Following a series of corporate cyberattacks that American intelligence agencies have blamed on Russian actors, Russia’s sovereign wealth fund (officially the National Wellbeing Fund) has decided to dump all of its dollars and dollar-denominated assets in favor of those denominated in euros, yuan – or simply buying precious metals like gold, which Russia’s central bank has increasingly favored for its own reserves.
Finance Minister Anton Siluanov
Finance Minister Anton Siluanov made the announcement Thursday morning at the annual St. Petersburg International Economic Forum.
“We can make this change rather quickly, within a month,” Siluanov told reporters Thursday.
He explained that the Kremlin is moving to reduce exposure to US assets as President Biden threatens more economic sanctions against Russia following the latest ransomware attacks. The transfer will affect $119 billion in liquid assets, Bloomberg reported, but the sales will largely be executed through the Russian Central bank and its massive reserves, limiting the market impact and reducing visibility on what exactly the sovereign wealth fund will be buying.
“The central bank can make these changes to the Wellbeing Fund without resorting to market operations,” said Sofya Donets, economist at Renaissance Capital in Moscow. “This in some sense is a technical thing.”
Jordan Rochester, currency strategist at Nomura International PLC, said, “This is a transfer of euros from the central bank to the wealth fund, we’ll then see the central bank the holder of the USDs and it’s up to them to manage it. No initial market impact.”
The news isn’t a complete surprise: The Bank of Russia, Russia’s central bank, has steadily reduced its dollar holdings over the last few years amid increasing sanctions pressure from the US and Europe. That trend continued through President Trump’s term.
Just a few days ago, we reported that the Russian parliament had just authorized the sovereign wealth fund to buy gold through the central bank. However, the central bank reports its holdings with a six-month lag, making it impossible to determine its current holdings.
Russia’s gold holdings eclipsed its dollar reserves last year despite a halt in gold purchases. This was partly due to an increase in the value of its gold holdings with the rise in gold prices, and partly a function of the central bank’s continued efforts to shed dollar assets.
The wealth fund currently holds 35% of its liquid assets in dollars, worth about $41.5 billion, with the same amount in euros and the rest spread across yuan, gold, yen and pounds. After this latest change, the fund’s assets will be held 40% in euros, 30% in yuan, 20% in gold and 5% each in yen and pounds, Siluanov said.

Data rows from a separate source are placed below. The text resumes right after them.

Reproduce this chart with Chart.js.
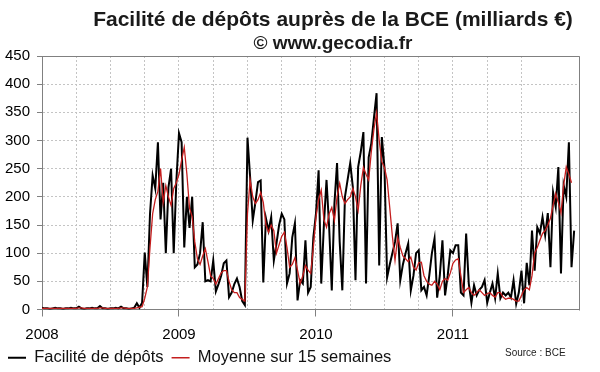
<!DOCTYPE html>
<html>
<head>
<meta charset="utf-8">
<script src="https://cdn.jsdelivr.net/npm/chart.js@4.4.0/dist/chart.umd.min.js"></script>
<style>
  body { margin: 0; background: #fff; overflow: hidden; }
  #wrap { position: relative; width: 600px; height: 372px; }
  .titre { position: absolute; left: 333px; transform: translateX(-50%); white-space: nowrap;
           font-family: "Liberation Sans", Arial, sans-serif; font-weight: bold; color: #1a1a1a; }
  #t1 { top: 7px; font-size: 21px; }
  #t2 { top: 32px; font-size: 19px; }
  #source { position: absolute; left: 505px; top: 347px; font: 10px "Liberation Sans", Arial, sans-serif; color: #222; }
</style>
</head>
<body>
<div id="wrap">
  <canvas id="chart" width="600" height="372"></canvas>
  <div class="titre" id="t1">Facilité de dépôts auprès de la BCE (milliards €)</div>
  <div class="titre" id="t2">© www.gecodia.fr</div>
  <div id="source">Source : BCE</div>
</div>
<script>
// semaines depuis debut 2008 (milliards €)
const debut = 2008;
const annees = [2008, 2009, 2010, 2011];

// facilite de depots, une valeur par semaine
const depots = [
  3,2,2,1,2,3,2,2,1,2, 2,3,2,2,5,2,1,2,2,3, 2,2,6,2,2,1,2,2,3,2, 5,2,2,1,2,3,
  11,3,
  12,101,40,170,238,215,297,160,225,100,217,250,100,228,313,297,110,200,145,200,75,80,100,
  155,50,52,50,87,32,45,60,82,87,22,30,45,55,40,15,8,
  305,235,158,190,226,229,48,162,140,164,87,117,150,170,160,46,64,128,153,16,52,46,123,30,40,
  128,170,247,46,150,230,146,34,188,260,120,34,200,230,260,217,52,253,280,315,46,270,295,340,384,
  78,306,252,57,80,100,120,153,52,80,100,117,34,60,100,105,34,40,25,60,100,126,21,60,123,
  25,60,105,100,114,114,30,25,135,46,12,43,25,35,40,52,12,30,46,20,64,20,30,25,30,
  21,52,10,30,69,11,83,43,140,69,146,135,164,132,171,75,208,182,253,64,221,200,297,75,140
];

// moyenne sur 15 semaines
const moyenne = [
  2,2,2,2,2,2,2,2,2,2, 2,2,2,2,3,3,2,2,2,2, 2,2,3,3,2,2,2,2,2,2, 3,3,2,2,2,2,3,4,
  5,20,40,110,170,195,210,250,190,220,200,185,215,225,240,265,288,240,180,165,120,90,80,95,108,
  85,60,55,45,55,65,69,69,50,35,30,30,21,18,15,170,230,200,188,195,208,190,150,137,150,
  140,100,115,130,137,110,75,80,92,70,46,60,78,70,64,110,164,195,212,160,146,170,181,158,200,
  224,200,188,195,200,215,200,176,220,252,240,230,280,320,349,300,262,252,230,181,130,87,128,110,95,
  90,85,93,75,70,83,84,60,50,45,43,50,45,35,50,55,52,65,82,88,90,60,30,35,39,
  30,25,30,35,30,25,28,30,25,22,30,30,22,18,20,20,18,15,15,25,35,39,35,60,100,
  110,123,135,140,150,162,185,206,190,171,220,253,240,225
];

const enPoints = (vals) => vals.map((v, i) => ({ x: debut + i / 52, y: v }));

Chart.defaults.font.family = '"Liberation Sans", Arial, sans-serif';
Chart.defaults.color = '#000';

// cadre haut et droite du graphique
const cadre = {
  id: 'cadre',
  afterDraw(chart) {
    const a = chart.chartArea, ctx = chart.ctx;
    ctx.save();
    ctx.strokeStyle = '#808080';
    ctx.lineWidth = 1;
    ctx.beginPath();
    ctx.moveTo(Math.round(a.left) + 0.5, Math.round(a.top) + 0.5);
    ctx.lineTo(Math.round(a.right) + 0.5, Math.round(a.top) + 0.5);
    ctx.lineTo(Math.round(a.right) + 0.5, Math.round(a.bottom) + 0.5);
    ctx.stroke();
    ctx.restore();
  }
};

new Chart(document.getElementById("chart"), {
  type: 'line',
  data: {
    datasets: [
      {
        label: "Facilité de dépôts",
        data: enPoints(depots),
        borderColor: '#000',
        backgroundColor: '#000',
        borderWidth: 2,
        pointRadius: 0,
        order: 2
      },
      {
        label: "Moyenne sur 15 semaines",
        data: enPoints(moyenne),
        borderColor: '#c41e1e',
        backgroundColor: '#c41e1e',
        borderWidth: 1.3,
        pointRadius: 0,
        order: 1
      }
    ]
  },
  options: {
    responsive: false,
    animation: false,
    events: [],
    layout: { padding: { top: 56, right: 21, left: 0, bottom: -4 } },
    plugins: {
      title: { display: false },
      tooltip: { enabled: false },
      legend: {
        position: 'bottom',
        align: 'start',
        labels: {
          usePointStyle: true,
          pointStyle: 'line',
          pointStyleWidth: 18,
          padding: 8,
          color: '#111',
          font: { size: 16.5 },
          sort: (a, b) => a.datasetIndex - b.datasetIndex
        }
      }
    },
    scales: {
      x: {
        type: 'linear',
        min: 2008,
        max: 2011.92,
        afterFit: (s) => { s.height = 32; },
        ticks: {
          stepSize: 0.25,
          autoSkip: false,
          maxRotation: 0,
          padding: 9,
          font: { size: 15 },
          callback: (v) => annees.includes(v) ? String(v) : ''
        },
        grid: {
          color: '#c4c4c4',
          tickLength: 7,
          tickColor: (c) => (c.tick && annees.includes(c.tick.value)) ? '#808080' : 'rgba(0,0,0,0)'
        },
        border: { color: '#808080', dash: [2, 2] }
      },
      y: {
        min: 0,
        max: 450,
        afterFit: (s) => { s.width = 42; },
        ticks: { stepSize: 50, padding: 7, font: { size: 15 } },
        grid: { color: '#c4c4c4', tickLength: 5, tickColor: '#808080' },
        border: { color: '#808080', dash: [2, 2] }
      }
    }
  },
  plugins: [cadre]
});
</script>
</body>
</html>
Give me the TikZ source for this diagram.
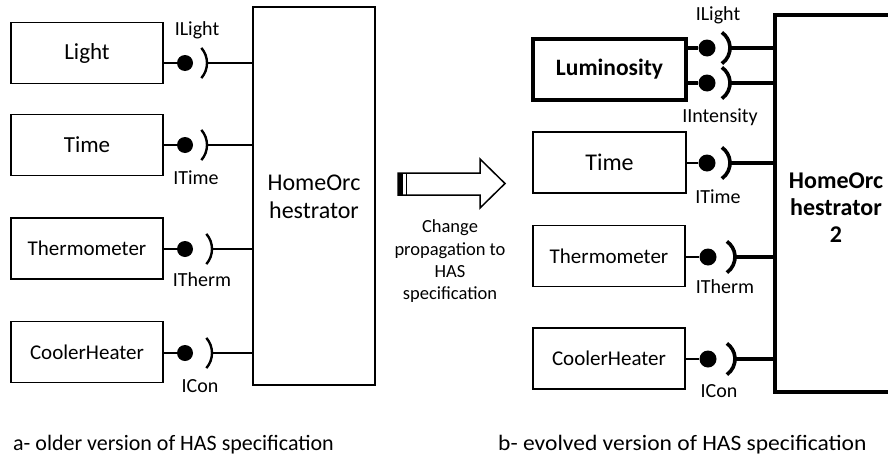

The wealth fund holds savings from Russia’s oil revenues above a cutoff price and is used to help offset shortfalls when the market falls below that level. Together with illiquid assets, its total value is $185.9 billion.
A few years ago, Russian President Vladimir Putin warned that Washington was inadvertently accelerating de-dollarization with its aggressive financial sanctions, which were forcing its geopolitical adversaries to reduce their dependence on the greenback. Just last month, Russia reached a new milestone whereby fewer than 50% of its exports were paid for in dollars.
It appears that after years of steadily reducing its dependence on the dollar, Russia is about to intensify those efforts in a way that Washington will be forced to take notice.